Il est toujours passionnant de lire un roman écrit par un poète de talent. On ne s’invente pas poète. On l’est par la force d’une démesure en soi, inscrite dans notre sang. Le poète écrit toujours de la poésie. Il ne peut s’en empêcher. Elle émane de lui comme un fleuve caché et nécessairement fulgurant. Le roman, quand il s’attelle à son écriture, est souvent, sinon toujours une œuvre de déguisement ; la poésie, revêtue d’un masque sobre, sculpté et structuré. La poésie rendue invisible mais une omniscience qui saisit la parole, sa parole.
C’est mon sentiment en lisant le beau roman du poète Sylvestre Le Bon, Le rapport du ciel triste (Editions Assyelle). On est ainsi emporté par la force des mots mais une force contenue, domptée. La langue, qu’on devine somptueuse, est asservie aux rythmes de la sobriété. On s’arrête souvent, ébranlé par la beauté de la langue.
Et on relit les mêmes mots, mots qu’on déguste, mots qu’on savoure. Ainsi Michaël Schubert, l’un des narrateurs, qui médite le désir : « Nous savons, elle et moi, que nous irons chacun rejoindre notre camp. Mais nous voulons aussi nous laisser gagner par cette euphorie troublante de l’incertitude. Nous préférons ne pas raisonner pour nous laisser emporter par le tourbillon du rêve. Je m’approche d’elle, silencieuse, comme en apesanteur. Je ne parle pas, mais je m’immisce entre ses pupilles dilatées. Je lis dans son regard qui m’interroge, me sonde et me palpe. Elle sait aussi qu’il ne faut pas qu’elle parle. Une odeur caramélisée flotte. Entre nous, les silhouettes s’effilochent, semblent perdre pied, perdre toute consistance, voguer entre le mordoré indécis de l’air et l’ouate grisâtre du ciel. » Ce roman est ainsi parcouru de fragments finement ciselés, taillés dans la chair des mots, qui disent l’indicible.

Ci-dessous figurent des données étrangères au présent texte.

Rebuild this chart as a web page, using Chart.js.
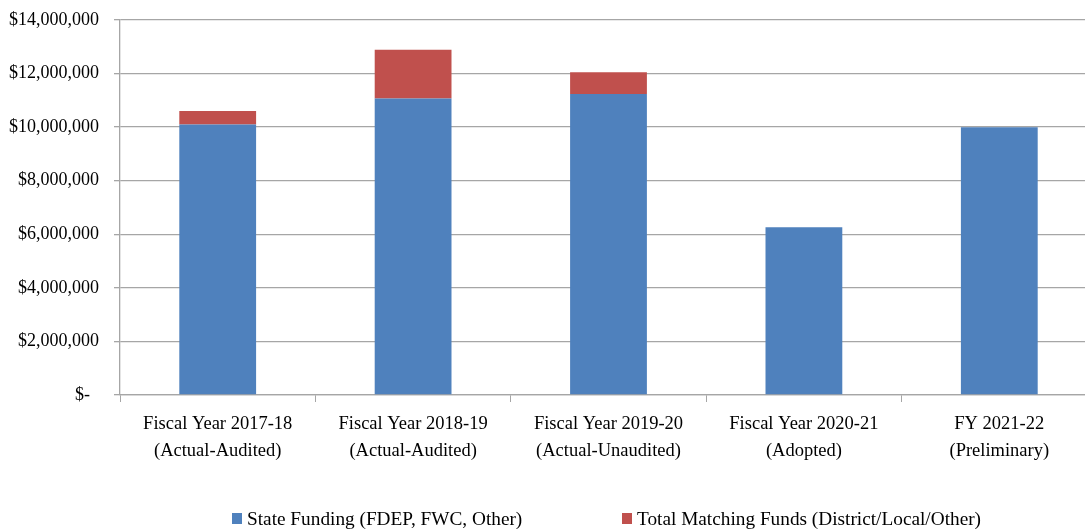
<!DOCTYPE html>
<html>
<head>
<meta charset="utf-8">
<script src="https://cdn.jsdelivr.net/npm/chart.js@4/dist/chart.umd.min.js"></script>
<style>
  html, body { margin: 0; padding: 0; background: #fff; overflow: hidden; }
  #wrap { width: 1085px; height: 531px; overflow: hidden; position: relative; }
  canvas { display: block; }
</style>
</head>
<body>
<div id="wrap"><canvas id="c" width="1100" height="531"></canvas></div>
<script>
const categories = [
  ["Fiscal Year 2017-18", "(Actual-Audited)"],
  ["Fiscal Year 2018-19", "(Actual-Audited)"],
  ["Fiscal Year 2019-20", "(Actual-Unaudited)"],
  ["Fiscal Year 2020-21", "(Adopted)"],
  ["FY 2021-22", "(Preliminary)"]
];
const stateFunding = [10100000, 11070000, 11240000, 6260000, 10000000];
const matchingFunds = [500000, 1820000, 810000, 0, 0];
const seriesNames = ["State Funding (FDEP, FWC, Other)", "Total Matching Funds (District/Local/Other)"];
const seriesColors = ["#4F81BD", "#C0504D"];
const yMin = 0, yMax = 14000000, yStep = 2000000;

const FONT = "'Liberation Serif', 'Times New Roman', serif";
const gridColor = "#a6a6a6";

const legendPlugin = {
  id: 'customLegend',
  afterDraw(chart) {
    const ctx = chart.ctx;
    ctx.save();
    ctx.font = "19.3px " + FONT;
    ctx.textBaseline = 'middle';
    ctx.textAlign = 'left';
    const boxW = 10, boxH = 11, gap = 5, cy = 518.5;
    const starts = [232, 622];
    chart.data.datasets.forEach((d, i) => {
      const x = starts[i];
      ctx.fillStyle = d.backgroundColor;
      ctx.fillRect(x, cy - boxH / 2, boxW, boxH);
      ctx.fillStyle = '#000';
      ctx.fillText(d.label, x + boxW + gap, cy + 1);
    });
    ctx.restore();
  }
};

new Chart(document.getElementById('c'), {
  type: 'bar',
  data: {
    labels: categories,
    datasets: [
      { label: seriesNames[0], data: stateFunding, backgroundColor: seriesColors[0], borderWidth: 0 },
      { label: seriesNames[1], data: matchingFunds, backgroundColor: seriesColors[1], borderWidth: 0 }
    ]
  },
  options: {
    responsive: false,
    animation: false,
    devicePixelRatio: 1,
    layout: { padding: { top: 20, right: 3, bottom: 66, left: 0 } },
    plugins: { legend: { display: false }, tooltip: { enabled: false } },
    datasets: { bar: { barPercentage: 0.393, categoryPercentage: 1 } },
    scales: {
      x: {
        stacked: true,
        offset: true,
        grid: { display: true, drawOnChartArea: false, drawTicks: true, tickLength: 7, color: gridColor, lineWidth: 1, offset: true },
        border: { display: true, color: gridColor, width: 1.3 },
        ticks: { color: '#000', font: { family: FONT, size: 18.5, lineHeight: 1.45 }, padding: 9, maxRotation: 0, autoSkip: false },
        afterFit(scale) { scale.height = 70; scale.paddingLeft = 0; scale.paddingRight = 0; }
      },
      y: {
        stacked: true,
        min: yMin, max: yMax,
        grid: { color: gridColor, lineWidth: 1.3, tickLength: 6, drawTicks: true },
        border: { display: true, color: gridColor, width: 1.3 },
        ticks: {
          stepSize: yStep,
          color: '#000',
          padding: 15,
          font: { family: FONT, size: 18 },
          callback: v => v === 0 ? '$-\u2002' : '$' + v.toLocaleString('en-US')
        },
        afterFit(scale) { scale.width = 120; scale.paddingTop = 0; scale.paddingBottom = 0; }
      }
    }
  },
  plugins: [legendPlugin]
});
</script>
</body>
</html>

Le roman porte sur la quête d’Alexandre Dunon, un septuagénaire qui vit à l’île Maurice et qui est hanté par l’image de son père. Il est amnésique sur une partie de son adolescence, ne sachant pas qu’il est né en France et ignorant les conditions dans lesquelles il a été adopté par une famille mauricienne… Plusieurs décennies se sont écoulées depuis qu’il s’est installé dans l’île, et un jour après avoir rencontré son père adoptif sur son lit de mourant, il décide de retrouver son vrai père en espérant qu’il est encore en vie. Ses recherches le mènent à Paris et à Giessen en Allemagne où, grâce à un couple mauricien qui y habite, il apprend qu’Otto Wierig, son père, centenaire, est toujours en vie. Ce dernier – un passionné d’art – a, en fait, plusieurs fois changé d’identité pour éviter la traque des chasseurs de nazis.

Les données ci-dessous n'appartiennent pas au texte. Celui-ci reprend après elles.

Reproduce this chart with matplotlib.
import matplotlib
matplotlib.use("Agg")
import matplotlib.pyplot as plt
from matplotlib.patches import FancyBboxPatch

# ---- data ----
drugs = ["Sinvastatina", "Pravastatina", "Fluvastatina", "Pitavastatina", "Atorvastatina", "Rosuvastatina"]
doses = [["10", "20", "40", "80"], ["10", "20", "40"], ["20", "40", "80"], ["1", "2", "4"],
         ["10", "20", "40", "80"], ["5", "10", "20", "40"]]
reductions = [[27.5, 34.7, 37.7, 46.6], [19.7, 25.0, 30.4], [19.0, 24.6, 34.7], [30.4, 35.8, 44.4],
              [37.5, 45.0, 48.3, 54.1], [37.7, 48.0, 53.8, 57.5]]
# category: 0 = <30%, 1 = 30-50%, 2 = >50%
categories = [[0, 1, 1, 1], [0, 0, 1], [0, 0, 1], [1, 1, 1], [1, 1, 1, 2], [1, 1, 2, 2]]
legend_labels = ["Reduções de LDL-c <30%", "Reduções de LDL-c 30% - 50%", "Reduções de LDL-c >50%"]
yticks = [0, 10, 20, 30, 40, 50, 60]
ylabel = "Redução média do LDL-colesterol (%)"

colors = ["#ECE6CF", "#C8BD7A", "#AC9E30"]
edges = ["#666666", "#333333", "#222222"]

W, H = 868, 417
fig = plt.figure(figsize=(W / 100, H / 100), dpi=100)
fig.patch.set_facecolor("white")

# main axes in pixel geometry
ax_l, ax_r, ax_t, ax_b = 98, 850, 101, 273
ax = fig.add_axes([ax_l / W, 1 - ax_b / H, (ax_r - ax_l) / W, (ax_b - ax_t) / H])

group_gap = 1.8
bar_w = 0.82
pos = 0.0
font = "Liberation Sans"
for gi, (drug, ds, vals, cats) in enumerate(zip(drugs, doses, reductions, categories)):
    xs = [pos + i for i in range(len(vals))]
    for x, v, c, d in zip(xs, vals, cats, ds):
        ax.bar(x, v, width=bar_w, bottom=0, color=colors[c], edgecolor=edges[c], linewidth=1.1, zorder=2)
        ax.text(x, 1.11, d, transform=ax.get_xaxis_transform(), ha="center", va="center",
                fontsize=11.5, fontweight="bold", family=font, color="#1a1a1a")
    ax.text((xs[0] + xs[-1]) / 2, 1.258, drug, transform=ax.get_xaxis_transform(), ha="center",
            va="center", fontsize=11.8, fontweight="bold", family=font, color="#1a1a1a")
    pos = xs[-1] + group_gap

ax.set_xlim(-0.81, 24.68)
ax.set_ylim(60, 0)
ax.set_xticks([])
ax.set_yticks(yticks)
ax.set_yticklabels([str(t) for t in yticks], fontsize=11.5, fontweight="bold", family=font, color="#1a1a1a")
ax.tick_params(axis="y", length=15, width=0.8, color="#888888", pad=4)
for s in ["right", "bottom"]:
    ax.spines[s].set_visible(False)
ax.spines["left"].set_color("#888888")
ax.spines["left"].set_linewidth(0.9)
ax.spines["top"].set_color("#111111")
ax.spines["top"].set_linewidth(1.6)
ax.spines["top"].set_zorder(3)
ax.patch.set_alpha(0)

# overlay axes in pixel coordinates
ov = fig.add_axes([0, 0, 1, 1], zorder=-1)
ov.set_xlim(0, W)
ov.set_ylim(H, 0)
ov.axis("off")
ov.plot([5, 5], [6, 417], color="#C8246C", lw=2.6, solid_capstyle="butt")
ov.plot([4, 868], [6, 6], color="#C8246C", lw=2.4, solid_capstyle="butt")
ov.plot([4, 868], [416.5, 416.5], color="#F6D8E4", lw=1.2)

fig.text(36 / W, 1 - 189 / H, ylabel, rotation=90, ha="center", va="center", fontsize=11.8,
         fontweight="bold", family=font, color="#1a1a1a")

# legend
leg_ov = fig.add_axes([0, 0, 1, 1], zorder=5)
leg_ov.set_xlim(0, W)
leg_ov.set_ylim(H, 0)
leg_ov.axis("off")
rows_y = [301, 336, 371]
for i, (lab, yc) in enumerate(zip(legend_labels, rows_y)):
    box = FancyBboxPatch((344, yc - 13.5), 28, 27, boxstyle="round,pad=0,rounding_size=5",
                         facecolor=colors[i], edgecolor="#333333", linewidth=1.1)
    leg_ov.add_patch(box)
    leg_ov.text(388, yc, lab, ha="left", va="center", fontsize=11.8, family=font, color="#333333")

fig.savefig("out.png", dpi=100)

Le rapport du ciel triste se prête à de nombreuses lectures. Il est, à mes yeux, avant et surtout, le roman de la quête.
Quête identitaire d’abord, d’Alexandre, l’orphelin mauricien qui part à la recherche de son père, tortionnaire nazi. Être à l’identité floue, un « bâtard », d’ici et d’ailleurs, il se cherche. Que cherche-t-il au fond, ses origines, un sens à son existence, la rédemption à sa « bâtardise » ?
Quête du sens du mal par l’entremise du personnage du père, homme ordinaire, musicien, homme de culture, il est à la tête d’un camp de concentration nazi. Dans son suffocant journal, il nous raconte ses journées consacrées à massacrer des innocents. Il le fait de façon mécanique, sans le moindre remords, véritable dévot de la barbarie. On voudrait voir en lui un monstre mais ce n’est qu’un homme, comme nous, monsieur tout-le-monde. D’où vient donc ce mal ? Pourquoi est-ce que des hommes choisissent de basculer dans la monstruosité ? Et qu’est-ce qui distingue le tortionnaire de l’homme de la rue ?
La structure déroutante et complexe de ce roman rend sa lecture parfois difficile. Mais c’est un effort qui est récompensé. Car ce roman nous interroge, quel sens finalement donner à ce que nous sommes ? Est-ce que nous sommes condamnés à une identité irrésolue ? Et plus encore, il y a la question fondamentale du mal, qui résonne en nous, plus que jamais, à l’ère de la montée des extrémismes. Mais il est ultimement le roman de la quête poétique. On y est, en le lisant, au plus proche d’un feu de camp, celui de la poésie, qui nous réchauffe, qui nous brûle, qui nous apprend à appréhender la substance des choses et des êtres.